[start of SOURCE RECORDS]
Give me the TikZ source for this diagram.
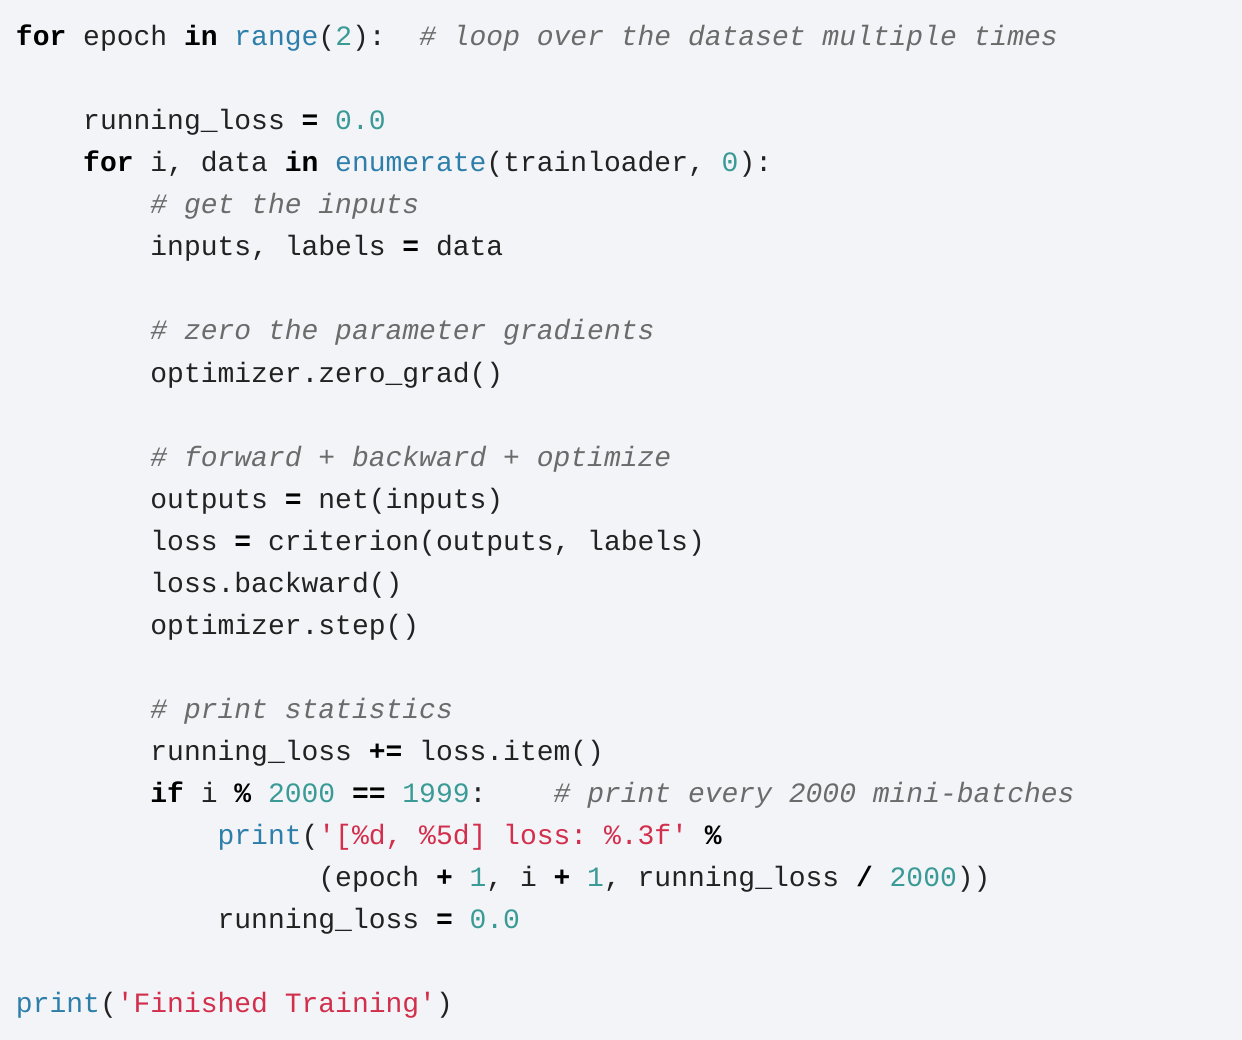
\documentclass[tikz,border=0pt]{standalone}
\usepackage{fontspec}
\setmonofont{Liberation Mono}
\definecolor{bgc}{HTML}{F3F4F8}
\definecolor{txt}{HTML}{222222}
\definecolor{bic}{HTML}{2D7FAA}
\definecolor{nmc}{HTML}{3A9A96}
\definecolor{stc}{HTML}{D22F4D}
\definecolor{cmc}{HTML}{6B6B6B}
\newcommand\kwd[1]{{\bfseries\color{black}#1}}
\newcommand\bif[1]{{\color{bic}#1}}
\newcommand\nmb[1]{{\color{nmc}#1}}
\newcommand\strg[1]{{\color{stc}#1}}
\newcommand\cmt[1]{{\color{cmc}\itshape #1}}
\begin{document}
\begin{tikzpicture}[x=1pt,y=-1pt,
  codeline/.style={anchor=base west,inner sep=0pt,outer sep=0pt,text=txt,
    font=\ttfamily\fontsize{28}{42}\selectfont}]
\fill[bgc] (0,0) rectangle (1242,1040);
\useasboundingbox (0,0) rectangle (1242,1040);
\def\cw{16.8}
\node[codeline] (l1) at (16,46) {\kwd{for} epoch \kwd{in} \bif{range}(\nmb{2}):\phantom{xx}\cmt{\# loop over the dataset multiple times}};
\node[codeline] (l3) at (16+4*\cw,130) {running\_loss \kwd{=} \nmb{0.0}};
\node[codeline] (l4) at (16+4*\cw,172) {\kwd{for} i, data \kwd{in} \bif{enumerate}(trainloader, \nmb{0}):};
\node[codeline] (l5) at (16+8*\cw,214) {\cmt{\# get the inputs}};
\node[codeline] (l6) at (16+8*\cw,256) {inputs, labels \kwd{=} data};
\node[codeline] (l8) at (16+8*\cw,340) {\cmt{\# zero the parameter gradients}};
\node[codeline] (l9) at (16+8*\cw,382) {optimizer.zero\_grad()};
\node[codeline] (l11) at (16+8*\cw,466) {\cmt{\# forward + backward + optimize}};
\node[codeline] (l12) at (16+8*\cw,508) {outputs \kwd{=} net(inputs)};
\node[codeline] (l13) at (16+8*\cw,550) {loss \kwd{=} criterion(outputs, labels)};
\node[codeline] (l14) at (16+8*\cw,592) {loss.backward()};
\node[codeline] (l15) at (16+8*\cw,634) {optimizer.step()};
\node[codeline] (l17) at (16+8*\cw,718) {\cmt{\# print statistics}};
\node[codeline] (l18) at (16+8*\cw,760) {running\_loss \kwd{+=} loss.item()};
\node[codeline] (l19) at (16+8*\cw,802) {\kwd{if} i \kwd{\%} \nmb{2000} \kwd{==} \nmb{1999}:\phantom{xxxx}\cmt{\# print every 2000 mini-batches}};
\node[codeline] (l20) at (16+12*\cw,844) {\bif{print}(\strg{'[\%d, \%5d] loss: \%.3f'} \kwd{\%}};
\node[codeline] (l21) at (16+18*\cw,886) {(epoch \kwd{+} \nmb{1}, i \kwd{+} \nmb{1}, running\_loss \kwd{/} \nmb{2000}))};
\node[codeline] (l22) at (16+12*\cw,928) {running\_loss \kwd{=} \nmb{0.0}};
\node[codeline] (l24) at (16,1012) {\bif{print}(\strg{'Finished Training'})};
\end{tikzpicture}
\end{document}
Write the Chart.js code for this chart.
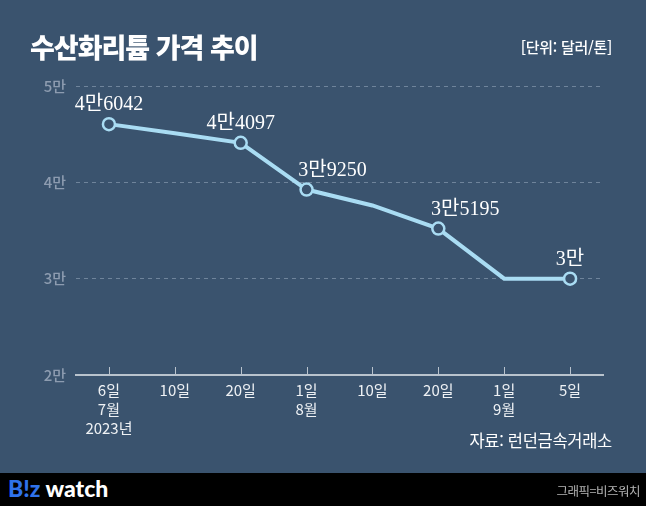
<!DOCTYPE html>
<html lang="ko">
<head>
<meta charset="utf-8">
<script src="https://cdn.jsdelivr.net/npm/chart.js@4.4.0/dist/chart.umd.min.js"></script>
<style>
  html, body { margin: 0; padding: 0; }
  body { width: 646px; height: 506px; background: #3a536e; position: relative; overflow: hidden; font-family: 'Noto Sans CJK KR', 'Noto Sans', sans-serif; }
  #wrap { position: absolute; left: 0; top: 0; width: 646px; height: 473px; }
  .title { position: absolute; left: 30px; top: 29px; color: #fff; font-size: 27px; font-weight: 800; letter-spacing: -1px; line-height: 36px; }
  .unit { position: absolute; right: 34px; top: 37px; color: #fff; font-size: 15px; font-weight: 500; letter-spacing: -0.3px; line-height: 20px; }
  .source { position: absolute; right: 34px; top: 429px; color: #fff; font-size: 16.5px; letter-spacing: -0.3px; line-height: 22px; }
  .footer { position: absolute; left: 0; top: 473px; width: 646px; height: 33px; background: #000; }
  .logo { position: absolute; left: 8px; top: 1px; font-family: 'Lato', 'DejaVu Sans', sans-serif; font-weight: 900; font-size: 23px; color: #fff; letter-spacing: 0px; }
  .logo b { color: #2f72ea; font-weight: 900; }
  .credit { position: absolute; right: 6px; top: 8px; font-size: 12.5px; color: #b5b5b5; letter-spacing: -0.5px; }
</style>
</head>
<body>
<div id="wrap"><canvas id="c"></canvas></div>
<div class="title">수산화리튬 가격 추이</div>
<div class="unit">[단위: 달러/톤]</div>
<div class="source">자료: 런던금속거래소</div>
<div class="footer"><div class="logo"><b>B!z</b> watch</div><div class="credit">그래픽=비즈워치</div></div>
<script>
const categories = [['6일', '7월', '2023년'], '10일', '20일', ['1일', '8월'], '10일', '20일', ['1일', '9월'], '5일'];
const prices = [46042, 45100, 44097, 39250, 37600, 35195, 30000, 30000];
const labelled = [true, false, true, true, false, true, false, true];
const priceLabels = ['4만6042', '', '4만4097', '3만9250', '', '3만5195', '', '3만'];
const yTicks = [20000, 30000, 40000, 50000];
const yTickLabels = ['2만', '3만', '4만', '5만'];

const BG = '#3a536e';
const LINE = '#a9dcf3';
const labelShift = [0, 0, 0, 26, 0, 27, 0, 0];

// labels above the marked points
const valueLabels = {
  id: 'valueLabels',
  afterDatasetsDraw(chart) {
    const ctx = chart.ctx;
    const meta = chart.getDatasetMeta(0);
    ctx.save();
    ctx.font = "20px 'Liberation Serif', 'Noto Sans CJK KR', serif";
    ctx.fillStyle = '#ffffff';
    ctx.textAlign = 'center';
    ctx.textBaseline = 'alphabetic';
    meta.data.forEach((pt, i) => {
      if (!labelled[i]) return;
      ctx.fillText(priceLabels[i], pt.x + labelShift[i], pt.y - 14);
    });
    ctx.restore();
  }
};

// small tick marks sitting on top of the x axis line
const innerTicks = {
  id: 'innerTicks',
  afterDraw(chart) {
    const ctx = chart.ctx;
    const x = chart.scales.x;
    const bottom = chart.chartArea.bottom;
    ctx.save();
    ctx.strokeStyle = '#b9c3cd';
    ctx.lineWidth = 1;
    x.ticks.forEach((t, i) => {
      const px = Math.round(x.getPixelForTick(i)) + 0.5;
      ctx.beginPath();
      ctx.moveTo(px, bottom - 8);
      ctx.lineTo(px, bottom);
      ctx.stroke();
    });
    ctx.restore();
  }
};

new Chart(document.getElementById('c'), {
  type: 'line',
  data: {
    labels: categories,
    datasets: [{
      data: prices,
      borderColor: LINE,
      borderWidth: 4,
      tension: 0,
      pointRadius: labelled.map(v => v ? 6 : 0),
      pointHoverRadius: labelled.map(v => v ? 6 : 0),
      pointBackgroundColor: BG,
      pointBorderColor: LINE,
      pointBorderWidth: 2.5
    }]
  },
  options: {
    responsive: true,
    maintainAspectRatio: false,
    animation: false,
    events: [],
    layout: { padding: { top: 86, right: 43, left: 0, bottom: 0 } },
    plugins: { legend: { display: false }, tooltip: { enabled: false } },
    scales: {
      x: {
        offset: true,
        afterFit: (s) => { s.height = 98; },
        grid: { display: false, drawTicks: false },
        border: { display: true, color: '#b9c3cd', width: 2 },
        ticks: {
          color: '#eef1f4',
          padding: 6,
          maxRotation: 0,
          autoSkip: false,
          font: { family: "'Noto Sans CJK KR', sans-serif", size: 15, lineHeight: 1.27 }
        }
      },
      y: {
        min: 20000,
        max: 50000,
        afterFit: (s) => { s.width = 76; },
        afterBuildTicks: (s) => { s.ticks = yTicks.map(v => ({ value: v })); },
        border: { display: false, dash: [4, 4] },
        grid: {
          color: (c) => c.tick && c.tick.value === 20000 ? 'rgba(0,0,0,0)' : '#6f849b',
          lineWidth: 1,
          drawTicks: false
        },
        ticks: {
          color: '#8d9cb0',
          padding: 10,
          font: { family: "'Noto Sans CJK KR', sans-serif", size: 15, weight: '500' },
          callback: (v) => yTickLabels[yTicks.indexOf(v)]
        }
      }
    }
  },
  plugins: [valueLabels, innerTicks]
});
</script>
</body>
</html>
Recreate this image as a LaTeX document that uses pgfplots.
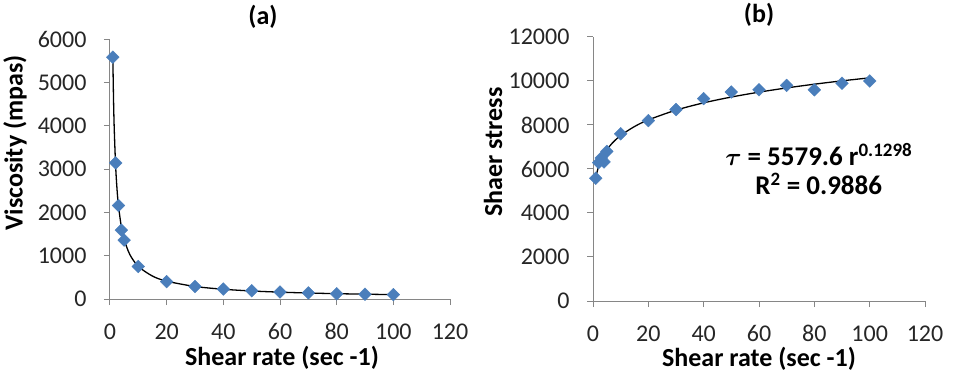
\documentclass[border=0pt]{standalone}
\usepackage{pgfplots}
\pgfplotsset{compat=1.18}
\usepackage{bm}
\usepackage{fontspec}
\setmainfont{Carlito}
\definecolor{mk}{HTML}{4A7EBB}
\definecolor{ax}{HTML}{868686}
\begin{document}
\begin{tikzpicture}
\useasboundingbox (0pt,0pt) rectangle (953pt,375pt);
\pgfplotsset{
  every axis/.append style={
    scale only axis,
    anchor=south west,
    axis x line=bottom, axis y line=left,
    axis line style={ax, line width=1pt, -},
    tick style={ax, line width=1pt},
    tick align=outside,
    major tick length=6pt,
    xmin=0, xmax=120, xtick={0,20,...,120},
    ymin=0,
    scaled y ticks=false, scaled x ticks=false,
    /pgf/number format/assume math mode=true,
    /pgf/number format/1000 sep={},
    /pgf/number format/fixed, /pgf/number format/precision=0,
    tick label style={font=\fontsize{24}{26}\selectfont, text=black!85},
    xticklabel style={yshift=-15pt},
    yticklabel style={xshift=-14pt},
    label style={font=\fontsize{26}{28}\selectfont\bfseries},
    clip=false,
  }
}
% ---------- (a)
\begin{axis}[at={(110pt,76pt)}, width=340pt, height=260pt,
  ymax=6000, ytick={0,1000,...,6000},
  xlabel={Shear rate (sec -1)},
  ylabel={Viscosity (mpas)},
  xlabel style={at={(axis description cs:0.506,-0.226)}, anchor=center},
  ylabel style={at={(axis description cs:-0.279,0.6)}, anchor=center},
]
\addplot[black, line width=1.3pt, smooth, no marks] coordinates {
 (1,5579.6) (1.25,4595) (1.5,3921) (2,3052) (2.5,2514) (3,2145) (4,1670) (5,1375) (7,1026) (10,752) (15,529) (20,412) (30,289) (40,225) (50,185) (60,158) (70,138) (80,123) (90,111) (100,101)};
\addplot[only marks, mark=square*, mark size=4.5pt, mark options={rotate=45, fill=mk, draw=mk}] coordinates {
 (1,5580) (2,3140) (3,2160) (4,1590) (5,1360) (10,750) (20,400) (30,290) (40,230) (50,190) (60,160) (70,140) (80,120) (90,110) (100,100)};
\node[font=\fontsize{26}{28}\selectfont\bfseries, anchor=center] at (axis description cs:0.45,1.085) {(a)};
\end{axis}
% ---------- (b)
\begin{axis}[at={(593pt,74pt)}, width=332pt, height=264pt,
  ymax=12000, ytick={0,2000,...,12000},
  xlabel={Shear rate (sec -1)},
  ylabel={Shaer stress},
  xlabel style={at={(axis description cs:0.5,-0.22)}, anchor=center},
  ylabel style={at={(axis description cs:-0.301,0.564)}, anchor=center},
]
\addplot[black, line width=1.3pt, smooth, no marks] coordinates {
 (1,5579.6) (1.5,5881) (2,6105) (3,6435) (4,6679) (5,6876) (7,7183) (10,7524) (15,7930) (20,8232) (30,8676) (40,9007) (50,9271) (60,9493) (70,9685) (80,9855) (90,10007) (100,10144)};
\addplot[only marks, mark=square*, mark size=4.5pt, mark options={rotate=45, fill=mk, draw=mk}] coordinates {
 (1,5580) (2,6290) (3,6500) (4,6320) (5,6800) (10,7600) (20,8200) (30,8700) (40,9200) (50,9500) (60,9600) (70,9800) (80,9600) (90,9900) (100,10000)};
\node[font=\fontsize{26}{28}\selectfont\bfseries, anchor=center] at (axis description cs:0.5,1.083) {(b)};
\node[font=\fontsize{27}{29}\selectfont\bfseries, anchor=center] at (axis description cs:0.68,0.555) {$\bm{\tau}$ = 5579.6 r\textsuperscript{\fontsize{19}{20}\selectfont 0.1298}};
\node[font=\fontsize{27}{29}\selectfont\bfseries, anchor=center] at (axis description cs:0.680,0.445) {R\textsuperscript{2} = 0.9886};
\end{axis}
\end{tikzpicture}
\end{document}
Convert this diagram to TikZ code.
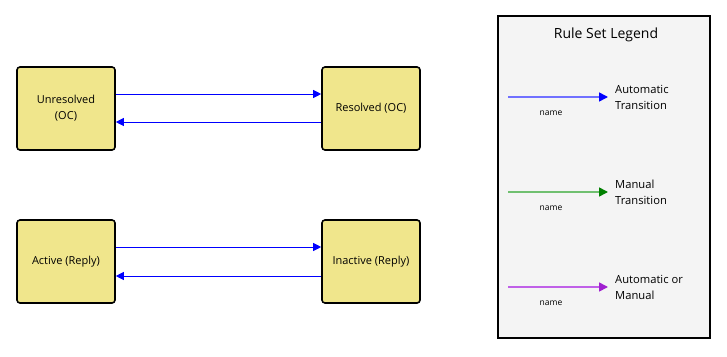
[end of SOURCE RECORDS]
Which lines include the word "this"? List them all.

- **EXERCISE SOLUTION**:
Give me the TikZ source for this diagram.
Write the Chart.js code for this chart.
Recreate this image as a LaTeX document that uses pgfplots.
Convert this diagram to TikZ code.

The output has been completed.